= Your goal =
Write out all records as given; omit images.

Rows from a dataset of charts and code
— BEGIN —

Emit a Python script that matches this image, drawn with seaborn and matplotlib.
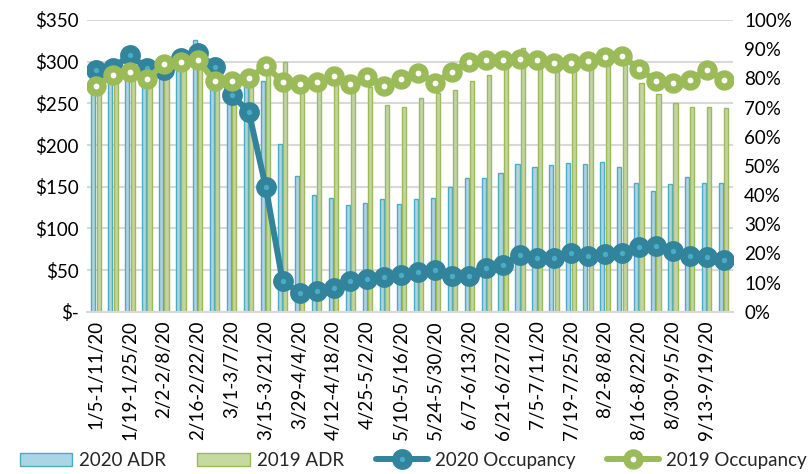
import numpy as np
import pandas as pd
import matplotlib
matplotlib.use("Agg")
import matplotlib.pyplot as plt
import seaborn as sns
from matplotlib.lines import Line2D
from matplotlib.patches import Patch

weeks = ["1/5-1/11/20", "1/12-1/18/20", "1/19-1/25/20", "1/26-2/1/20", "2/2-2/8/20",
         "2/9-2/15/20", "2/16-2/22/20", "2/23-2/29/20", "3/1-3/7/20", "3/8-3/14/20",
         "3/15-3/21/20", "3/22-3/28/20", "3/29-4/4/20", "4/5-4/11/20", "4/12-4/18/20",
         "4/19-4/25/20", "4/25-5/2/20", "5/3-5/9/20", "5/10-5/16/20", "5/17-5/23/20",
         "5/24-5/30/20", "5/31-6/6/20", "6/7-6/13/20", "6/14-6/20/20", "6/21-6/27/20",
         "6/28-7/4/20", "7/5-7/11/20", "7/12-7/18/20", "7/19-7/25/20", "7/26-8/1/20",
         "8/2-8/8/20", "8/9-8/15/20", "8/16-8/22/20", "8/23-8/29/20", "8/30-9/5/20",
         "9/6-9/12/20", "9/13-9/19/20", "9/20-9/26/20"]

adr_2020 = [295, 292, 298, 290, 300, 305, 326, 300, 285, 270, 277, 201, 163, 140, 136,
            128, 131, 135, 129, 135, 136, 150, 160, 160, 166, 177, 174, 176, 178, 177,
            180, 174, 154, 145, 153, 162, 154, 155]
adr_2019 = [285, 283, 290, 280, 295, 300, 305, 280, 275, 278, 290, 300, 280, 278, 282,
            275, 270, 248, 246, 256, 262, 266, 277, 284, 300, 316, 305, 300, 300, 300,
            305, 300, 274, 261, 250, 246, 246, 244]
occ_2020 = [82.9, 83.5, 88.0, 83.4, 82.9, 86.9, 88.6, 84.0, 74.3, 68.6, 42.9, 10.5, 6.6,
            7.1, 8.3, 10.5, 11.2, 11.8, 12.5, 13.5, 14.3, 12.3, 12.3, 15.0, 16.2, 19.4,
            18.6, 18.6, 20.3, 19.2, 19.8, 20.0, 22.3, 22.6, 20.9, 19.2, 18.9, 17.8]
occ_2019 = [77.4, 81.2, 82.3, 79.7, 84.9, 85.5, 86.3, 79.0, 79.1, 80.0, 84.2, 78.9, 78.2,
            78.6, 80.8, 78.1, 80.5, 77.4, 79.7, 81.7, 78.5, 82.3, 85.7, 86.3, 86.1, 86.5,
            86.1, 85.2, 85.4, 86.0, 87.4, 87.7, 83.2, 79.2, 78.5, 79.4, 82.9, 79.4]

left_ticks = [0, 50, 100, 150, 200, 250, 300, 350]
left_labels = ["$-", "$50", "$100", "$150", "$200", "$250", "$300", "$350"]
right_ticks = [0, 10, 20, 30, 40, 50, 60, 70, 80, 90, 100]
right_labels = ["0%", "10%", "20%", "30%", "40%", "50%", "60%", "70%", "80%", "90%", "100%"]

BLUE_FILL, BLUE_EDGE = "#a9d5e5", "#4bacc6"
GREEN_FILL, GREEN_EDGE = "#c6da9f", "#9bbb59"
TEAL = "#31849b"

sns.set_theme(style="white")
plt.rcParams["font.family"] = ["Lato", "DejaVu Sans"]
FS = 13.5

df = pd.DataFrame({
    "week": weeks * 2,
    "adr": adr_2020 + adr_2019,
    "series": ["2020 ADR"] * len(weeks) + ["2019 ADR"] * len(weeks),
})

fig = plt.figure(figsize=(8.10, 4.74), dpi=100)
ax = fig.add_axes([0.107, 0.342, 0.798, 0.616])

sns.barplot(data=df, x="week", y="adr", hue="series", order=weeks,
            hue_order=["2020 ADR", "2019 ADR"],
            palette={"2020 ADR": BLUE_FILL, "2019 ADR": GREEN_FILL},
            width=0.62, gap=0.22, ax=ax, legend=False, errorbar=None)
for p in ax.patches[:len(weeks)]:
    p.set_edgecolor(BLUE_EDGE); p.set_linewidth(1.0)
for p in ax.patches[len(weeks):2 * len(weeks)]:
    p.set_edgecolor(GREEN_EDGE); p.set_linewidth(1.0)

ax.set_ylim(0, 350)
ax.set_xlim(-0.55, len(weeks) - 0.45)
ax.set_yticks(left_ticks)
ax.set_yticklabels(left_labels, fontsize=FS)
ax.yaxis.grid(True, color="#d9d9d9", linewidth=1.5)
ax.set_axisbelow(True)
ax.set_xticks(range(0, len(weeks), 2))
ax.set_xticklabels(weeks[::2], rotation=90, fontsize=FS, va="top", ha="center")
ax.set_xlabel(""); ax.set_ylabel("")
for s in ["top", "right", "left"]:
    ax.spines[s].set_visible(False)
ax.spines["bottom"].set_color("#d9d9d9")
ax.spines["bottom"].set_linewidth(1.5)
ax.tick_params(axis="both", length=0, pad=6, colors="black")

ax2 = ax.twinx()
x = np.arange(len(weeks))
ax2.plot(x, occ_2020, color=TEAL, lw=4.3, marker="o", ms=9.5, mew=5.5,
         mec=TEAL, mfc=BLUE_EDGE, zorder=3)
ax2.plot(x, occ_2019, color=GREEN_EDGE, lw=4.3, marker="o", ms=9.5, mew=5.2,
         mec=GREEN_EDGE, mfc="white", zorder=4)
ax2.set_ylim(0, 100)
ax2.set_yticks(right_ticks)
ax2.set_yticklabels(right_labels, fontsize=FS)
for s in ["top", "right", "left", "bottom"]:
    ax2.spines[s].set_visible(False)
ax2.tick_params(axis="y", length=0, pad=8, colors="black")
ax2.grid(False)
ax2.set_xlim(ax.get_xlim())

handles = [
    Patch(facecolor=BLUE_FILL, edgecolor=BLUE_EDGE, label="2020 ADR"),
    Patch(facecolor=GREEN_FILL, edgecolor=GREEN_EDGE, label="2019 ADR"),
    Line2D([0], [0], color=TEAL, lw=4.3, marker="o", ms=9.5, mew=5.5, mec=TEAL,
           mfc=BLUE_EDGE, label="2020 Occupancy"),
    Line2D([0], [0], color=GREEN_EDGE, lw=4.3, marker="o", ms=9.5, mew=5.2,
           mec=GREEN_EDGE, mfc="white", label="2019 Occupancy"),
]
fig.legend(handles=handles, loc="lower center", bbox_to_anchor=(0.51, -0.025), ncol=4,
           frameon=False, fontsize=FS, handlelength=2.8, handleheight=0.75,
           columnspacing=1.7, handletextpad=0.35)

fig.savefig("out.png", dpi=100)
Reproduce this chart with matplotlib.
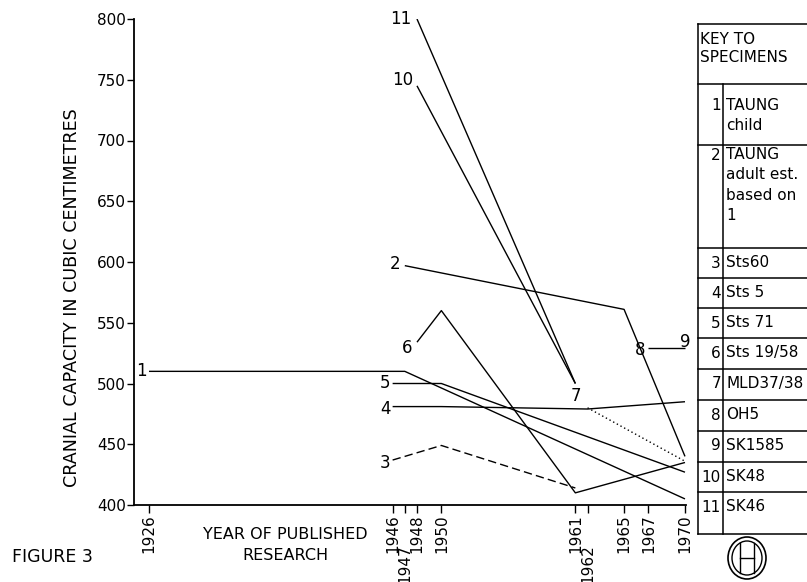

— END —

= Exercise response =
Emit a Python script that matches this image, drawn with seaborn and matplotlib.
import numpy as np
import pandas as pd
import matplotlib
matplotlib.use("Agg")
import matplotlib.pyplot as plt
import seaborn as sns
from matplotlib.lines import Line2D
from matplotlib.patches import Patch

weeks = ["1/5-1/11/20", "1/12-1/18/20", "1/19-1/25/20", "1/26-2/1/20", "2/2-2/8/20",
         "2/9-2/15/20", "2/16-2/22/20", "2/23-2/29/20", "3/1-3/7/20", "3/8-3/14/20",
         "3/15-3/21/20", "3/22-3/28/20", "3/29-4/4/20", "4/5-4/11/20", "4/12-4/18/20",
         "4/19-4/25/20", "4/25-5/2/20", "5/3-5/9/20", "5/10-5/16/20", "5/17-5/23/20",
         "5/24-5/30/20", "5/31-6/6/20", "6/7-6/13/20", "6/14-6/20/20", "6/21-6/27/20",
         "6/28-7/4/20", "7/5-7/11/20", "7/12-7/18/20", "7/19-7/25/20", "7/26-8/1/20",
         "8/2-8/8/20", "8/9-8/15/20", "8/16-8/22/20", "8/23-8/29/20", "8/30-9/5/20",
         "9/6-9/12/20", "9/13-9/19/20", "9/20-9/26/20"]

adr_2020 = [295, 292, 298, 290, 300, 305, 326, 300, 285, 270, 277, 201, 163, 140, 136,
            128, 131, 135, 129, 135, 136, 150, 160, 160, 166, 177, 174, 176, 178, 177,
            180, 174, 154, 145, 153, 162, 154, 155]
adr_2019 = [285, 283, 290, 280, 295, 300, 305, 280, 275, 278, 290, 300, 280, 278, 282,
            275, 270, 248, 246, 256, 262, 266, 277, 284, 300, 316, 305, 300, 300, 300,
            305, 300, 274, 261, 250, 246, 246, 244]
occ_2020 = [82.9, 83.5, 88.0, 83.4, 82.9, 86.9, 88.6, 84.0, 74.3, 68.6, 42.9, 10.5, 6.6,
            7.1, 8.3, 10.5, 11.2, 11.8, 12.5, 13.5, 14.3, 12.3, 12.3, 15.0, 16.2, 19.4,
            18.6, 18.6, 20.3, 19.2, 19.8, 20.0, 22.3, 22.6, 20.9, 19.2, 18.9, 17.8]
occ_2019 = [77.4, 81.2, 82.3, 79.7, 84.9, 85.5, 86.3, 79.0, 79.1, 80.0, 84.2, 78.9, 78.2,
            78.6, 80.8, 78.1, 80.5, 77.4, 79.7, 81.7, 78.5, 82.3, 85.7, 86.3, 86.1, 86.5,
            86.1, 85.2, 85.4, 86.0, 87.4, 87.7, 83.2, 79.2, 78.5, 79.4, 82.9, 79.4]

left_ticks = [0, 50, 100, 150, 200, 250, 300, 350]
left_labels = ["$-", "$50", "$100", "$150", "$200", "$250", "$300", "$350"]
right_ticks = [0, 10, 20, 30, 40, 50, 60, 70, 80, 90, 100]
right_labels = ["0%", "10%", "20%", "30%", "40%", "50%", "60%", "70%", "80%", "90%", "100%"]

BLUE_FILL, BLUE_EDGE = "#a9d5e5", "#4bacc6"
GREEN_FILL, GREEN_EDGE = "#c6da9f", "#9bbb59"
TEAL = "#31849b"

sns.set_theme(style="white")
plt.rcParams["font.family"] = ["Lato", "DejaVu Sans"]
FS = 13.5

df = pd.DataFrame({
    "week": weeks * 2,
    "adr": adr_2020 + adr_2019,
    "series": ["2020 ADR"] * len(weeks) + ["2019 ADR"] * len(weeks),
})

fig = plt.figure(figsize=(8.10, 4.74), dpi=100)
ax = fig.add_axes([0.107, 0.342, 0.798, 0.616])

sns.barplot(data=df, x="week", y="adr", hue="series", order=weeks,
            hue_order=["2020 ADR", "2019 ADR"],
            palette={"2020 ADR": BLUE_FILL, "2019 ADR": GREEN_FILL},
            width=0.62, gap=0.22, ax=ax, legend=False, errorbar=None)
for p in ax.patches[:len(weeks)]:
    p.set_edgecolor(BLUE_EDGE); p.set_linewidth(1.0)
for p in ax.patches[len(weeks):2 * len(weeks)]:
    p.set_edgecolor(GREEN_EDGE); p.set_linewidth(1.0)

ax.set_ylim(0, 350)
ax.set_xlim(-0.55, len(weeks) - 0.45)
ax.set_yticks(left_ticks)
ax.set_yticklabels(left_labels, fontsize=FS)
ax.yaxis.grid(True, color="#d9d9d9", linewidth=1.5)
ax.set_axisbelow(True)
ax.set_xticks(range(0, len(weeks), 2))
ax.set_xticklabels(weeks[::2], rotation=90, fontsize=FS, va="top", ha="center")
ax.set_xlabel(""); ax.set_ylabel("")
for s in ["top", "right", "left"]:
    ax.spines[s].set_visible(False)
ax.spines["bottom"].set_color("#d9d9d9")
ax.spines["bottom"].set_linewidth(1.5)
ax.tick_params(axis="both", length=0, pad=6, colors="black")

ax2 = ax.twinx()
x = np.arange(len(weeks))
ax2.plot(x, occ_2020, color=TEAL, lw=4.3, marker="o", ms=9.5, mew=5.5,
         mec=TEAL, mfc=BLUE_EDGE, zorder=3)
ax2.plot(x, occ_2019, color=GREEN_EDGE, lw=4.3, marker="o", ms=9.5, mew=5.2,
         mec=GREEN_EDGE, mfc="white", zorder=4)
ax2.set_ylim(0, 100)
ax2.set_yticks(right_ticks)
ax2.set_yticklabels(right_labels, fontsize=FS)
for s in ["top", "right", "left", "bottom"]:
    ax2.spines[s].set_visible(False)
ax2.tick_params(axis="y", length=0, pad=8, colors="black")
ax2.grid(False)
ax2.set_xlim(ax.get_xlim())

handles = [
    Patch(facecolor=BLUE_FILL, edgecolor=BLUE_EDGE, label="2020 ADR"),
    Patch(facecolor=GREEN_FILL, edgecolor=GREEN_EDGE, label="2019 ADR"),
    Line2D([0], [0], color=TEAL, lw=4.3, marker="o", ms=9.5, mew=5.5, mec=TEAL,
           mfc=BLUE_EDGE, label="2020 Occupancy"),
    Line2D([0], [0], color=GREEN_EDGE, lw=4.3, marker="o", ms=9.5, mew=5.2,
           mec=GREEN_EDGE, mfc="white", label="2019 Occupancy"),
]
fig.legend(handles=handles, loc="lower center", bbox_to_anchor=(0.51, -0.025), ncol=4,
           frameon=False, fontsize=FS, handlelength=2.8, handleheight=0.75,
           columnspacing=1.7, handletextpad=0.35)

fig.savefig("out.png", dpi=100)
Reproduce this chart with matplotlib.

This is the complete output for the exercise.